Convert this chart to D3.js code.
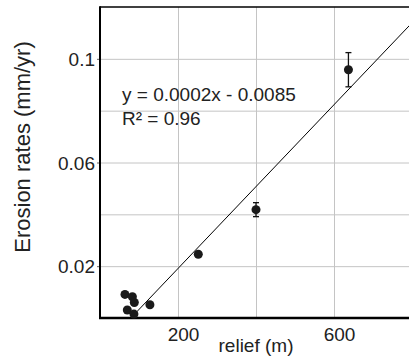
<!DOCTYPE html>
<html>
<head>
<meta charset="utf-8">
<script src="https://cdn.jsdelivr.net/npm/d3@7"></script>
<style>
  body { margin: 0; background: #fff; }
  svg text { font-family: "Liberation Sans", Arial, sans-serif; fill: #222; }
</style>
</head>
<body>
<svg id="chart" width="409" height="364"></svg>
<script>
// relief (m) vs erosion rate (mm/yr)
const relief = [64, 83, 88, 70, 87, 128, 252, 400, 637];
const erosion = [0.0091, 0.0082, 0.006, 0.0031, 0.0015, 0.0051, 0.0246, 0.0418, 0.0958];
const errors = [0, 0, 0, 0, 0, 0, 0.0008, 0.0027, 0.0066];

// trend line as drawn in the figure
const slope = 0.000158;
const intercept = -0.0125;
const trendText = ["y = 0.0002x - 0.0085", "R² = 0.96"];

const xGrid = [200, 400, 600];
const xLabels = [200, 600];
const yGrid = [0.02, 0.04, 0.06, 0.08, 0.1];
const yLabels = [0.02, 0.06, 0.1];

const svg = d3.select('#chart');
const mLeft = 100, mRight = 412, mTop = 7, mBottom = 318;

const x = d3.scaleLinear().domain([0, 800]).range([mLeft, mRight]);
const y = d3.scaleLinear().domain([0, 0.12]).range([mBottom, mTop]);

svg.append('defs').append('clipPath').attr('id', 'plot')
  .append('rect').attr('x', mLeft).attr('y', mTop)
  .attr('width', mRight - mLeft).attr('height', mBottom - mTop);

// gridlines
svg.append('g')
  .attr('transform', `translate(0,${mBottom})`)
  .call(d3.axisBottom(x).tickValues(xGrid).tickSize(-(mBottom - mTop)).tickFormat(''))
  .call(g => g.select('.domain').remove())
  .call(g => g.selectAll('line').attr('stroke', '#c4c4c4'));

svg.append('g')
  .attr('transform', `translate(${mLeft},0)`)
  .call(d3.axisLeft(y).tickValues(yGrid).tickSize(-(mRight - mLeft)).tickFormat(''))
  .call(g => g.select('.domain').remove())
  .call(g => g.selectAll('line').attr('stroke', '#c4c4c4'));

// tick labels
const xAx = svg.append('g')
  .attr('transform', `translate(0,${mBottom})`)
  .call(d3.axisBottom(x).tickValues(xLabels).tickSize(0).tickPadding(0).tickFormat(d3.format('d')));
xAx.select('.domain').remove();
xAx.selectAll('text').attr('dx', 5).attr('y', 23).attr('dy', 0)
  .style('font-size', '19px').attr('fill', '#222');

const yAx = svg.append('g')
  .attr('transform', `translate(${mLeft},0)`)
  .call(d3.axisLeft(y).tickValues(yLabels).tickSize(3).tickFormat(d => d3.format('')(+d.toFixed(2))));
yAx.select('.domain').remove();
yAx.selectAll('line').attr('stroke', '#666');
yAx.selectAll('text').attr('x', -5).attr('dy', '0.35em')
  .style('font-size', '19px').attr('fill', '#222');

// frame
svg.append('line').attr('x1', mLeft).attr('x2', mRight).attr('y1', mTop).attr('y2', mTop)
  .attr('stroke', '#000').attr('stroke-width', 1.5);
svg.append('line').attr('x1', mLeft).attr('x2', mLeft).attr('y1', mTop - 0.75).attr('y2', mBottom + 1)
  .attr('stroke', '#000').attr('stroke-width', 2);
svg.append('line').attr('x1', mLeft - 1).attr('x2', mRight).attr('y1', mBottom).attr('y2', mBottom)
  .attr('stroke', '#000').attr('stroke-width', 2.5);

// trend line
const x0 = -intercept / slope;
svg.append('line')
  .attr('clip-path', 'url(#plot)')
  .attr('x1', x(x0)).attr('y1', y(0))
  .attr('x2', x(800)).attr('y2', y(slope * 800 + intercept))
  .attr('stroke', '#000').attr('stroke-width', 1);

// error bars
const pts = relief.map((r, i) => ({ r: r, e: erosion[i], err: errors[i] }));
const eb = svg.append('g').attr('stroke', '#111').attr('stroke-width', 1.3);
pts.filter(d => d.err > 0).forEach(d => {
  eb.append('line').attr('x1', x(d.r)).attr('x2', x(d.r))
    .attr('y1', y(d.e - d.err)).attr('y2', y(d.e + d.err));
  [d.e - d.err, d.e + d.err].forEach(v => {
    eb.append('line').attr('x1', x(d.r) - 3).attr('x2', x(d.r) + 3)
      .attr('y1', y(v)).attr('y2', y(v));
  });
});

// points
svg.append('g').selectAll('circle')
  .data(pts)
  .join('circle')
  .attr('cx', d => x(d.r))
  .attr('cy', d => y(d.e))
  .attr('r', 4.5)
  .attr('fill', '#1a1a1a');

// equation
svg.append('g').selectAll('text')
  .data(trendText)
  .join('text')
  .attr('x', 122)
  .attr('y', (d, i) => 101 + i * 24)
  .style('font-size', '19px')
  .text(d => d);

// axis titles
svg.append('text')
  .attr('x', 256).attr('y', 352)
  .attr('text-anchor', 'middle')
  .style('font-size', '19px')
  .attr('fill', '#333')
  .text('relief (m)');

svg.append('text')
  .attr('transform', 'translate(30,147) rotate(-90)')
  .attr('text-anchor', 'middle')
  .style('font-size', '22px')
  .attr('fill', '#333')
  .text('Erosion rates (mm/yr)');
</script>
</body>
</html>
++++
__WHAT IS ASKED__
Repeat the data in full and exactly. Omit pictures.

__TASK RESPONSE__
Convert this chart to D3.js code.
<!DOCTYPE html>
<html>
<head>
<meta charset="utf-8">
<script src="https://cdn.jsdelivr.net/npm/d3@7"></script>
<style>
  body { margin: 0; background: #fff; }
  svg text { font-family: "Liberation Sans", Arial, sans-serif; fill: #222; }
</style>
</head>
<body>
<svg id="chart" width="409" height="364"></svg>
<script>
// relief (m) vs erosion rate (mm/yr)
const relief = [64, 83, 88, 70, 87, 128, 252, 400, 637];
const erosion = [0.0091, 0.0082, 0.006, 0.0031, 0.0015, 0.0051, 0.0246, 0.0418, 0.0958];
const errors = [0, 0, 0, 0, 0, 0, 0.0008, 0.0027, 0.0066];

// trend line as drawn in the figure
const slope = 0.000158;
const intercept = -0.0125;
const trendText = ["y = 0.0002x - 0.0085", "R² = 0.96"];

const xGrid = [200, 400, 600];
const xLabels = [200, 600];
const yGrid = [0.02, 0.04, 0.06, 0.08, 0.1];
const yLabels = [0.02, 0.06, 0.1];

const svg = d3.select('#chart');
const mLeft = 100, mRight = 412, mTop = 7, mBottom = 318;

const x = d3.scaleLinear().domain([0, 800]).range([mLeft, mRight]);
const y = d3.scaleLinear().domain([0, 0.12]).range([mBottom, mTop]);

svg.append('defs').append('clipPath').attr('id', 'plot')
  .append('rect').attr('x', mLeft).attr('y', mTop)
  .attr('width', mRight - mLeft).attr('height', mBottom - mTop);

// gridlines
svg.append('g')
  .attr('transform', `translate(0,${mBottom})`)
  .call(d3.axisBottom(x).tickValues(xGrid).tickSize(-(mBottom - mTop)).tickFormat(''))
  .call(g => g.select('.domain').remove())
  .call(g => g.selectAll('line').attr('stroke', '#c4c4c4'));

svg.append('g')
  .attr('transform', `translate(${mLeft},0)`)
  .call(d3.axisLeft(y).tickValues(yGrid).tickSize(-(mRight - mLeft)).tickFormat(''))
  .call(g => g.select('.domain').remove())
  .call(g => g.selectAll('line').attr('stroke', '#c4c4c4'));

// tick labels
const xAx = svg.append('g')
  .attr('transform', `translate(0,${mBottom})`)
  .call(d3.axisBottom(x).tickValues(xLabels).tickSize(0).tickPadding(0).tickFormat(d3.format('d')));
xAx.select('.domain').remove();
xAx.selectAll('text').attr('dx', 5).attr('y', 23).attr('dy', 0)
  .style('font-size', '19px').attr('fill', '#222');

const yAx = svg.append('g')
  .attr('transform', `translate(${mLeft},0)`)
  .call(d3.axisLeft(y).tickValues(yLabels).tickSize(3).tickFormat(d => d3.format('')(+d.toFixed(2))));
yAx.select('.domain').remove();
yAx.selectAll('line').attr('stroke', '#666');
yAx.selectAll('text').attr('x', -5).attr('dy', '0.35em')
  .style('font-size', '19px').attr('fill', '#222');

// frame
svg.append('line').attr('x1', mLeft).attr('x2', mRight).attr('y1', mTop).attr('y2', mTop)
  .attr('stroke', '#000').attr('stroke-width', 1.5);
svg.append('line').attr('x1', mLeft).attr('x2', mLeft).attr('y1', mTop - 0.75).attr('y2', mBottom + 1)
  .attr('stroke', '#000').attr('stroke-width', 2);
svg.append('line').attr('x1', mLeft - 1).attr('x2', mRight).attr('y1', mBottom).attr('y2', mBottom)
  .attr('stroke', '#000').attr('stroke-width', 2.5);

// trend line
const x0 = -intercept / slope;
svg.append('line')
  .attr('clip-path', 'url(#plot)')
  .attr('x1', x(x0)).attr('y1', y(0))
  .attr('x2', x(800)).attr('y2', y(slope * 800 + intercept))
  .attr('stroke', '#000').attr('stroke-width', 1);

// error bars
const pts = relief.map((r, i) => ({ r: r, e: erosion[i], err: errors[i] }));
const eb = svg.append('g').attr('stroke', '#111').attr('stroke-width', 1.3);
pts.filter(d => d.err > 0).forEach(d => {
  eb.append('line').attr('x1', x(d.r)).attr('x2', x(d.r))
    .attr('y1', y(d.e - d.err)).attr('y2', y(d.e + d.err));
  [d.e - d.err, d.e + d.err].forEach(v => {
    eb.append('line').attr('x1', x(d.r) - 3).attr('x2', x(d.r) + 3)
      .attr('y1', y(v)).attr('y2', y(v));
  });
});

// points
svg.append('g').selectAll('circle')
  .data(pts)
  .join('circle')
  .attr('cx', d => x(d.r))
  .attr('cy', d => y(d.e))
  .attr('r', 4.5)
  .attr('fill', '#1a1a1a');

// equation
svg.append('g').selectAll('text')
  .data(trendText)
  .join('text')
  .attr('x', 122)
  .attr('y', (d, i) => 101 + i * 24)
  .style('font-size', '19px')
  .text(d => d);

// axis titles
svg.append('text')
  .attr('x', 256).attr('y', 352)
  .attr('text-anchor', 'middle')
  .style('font-size', '19px')
  .attr('fill', '#333')
  .text('relief (m)');

svg.append('text')
  .attr('transform', 'translate(30,147) rotate(-90)')
  .attr('text-anchor', 'middle')
  .style('font-size', '22px')
  .attr('fill', '#333')
  .text('Erosion rates (mm/yr)');
</script>
</body>
</html>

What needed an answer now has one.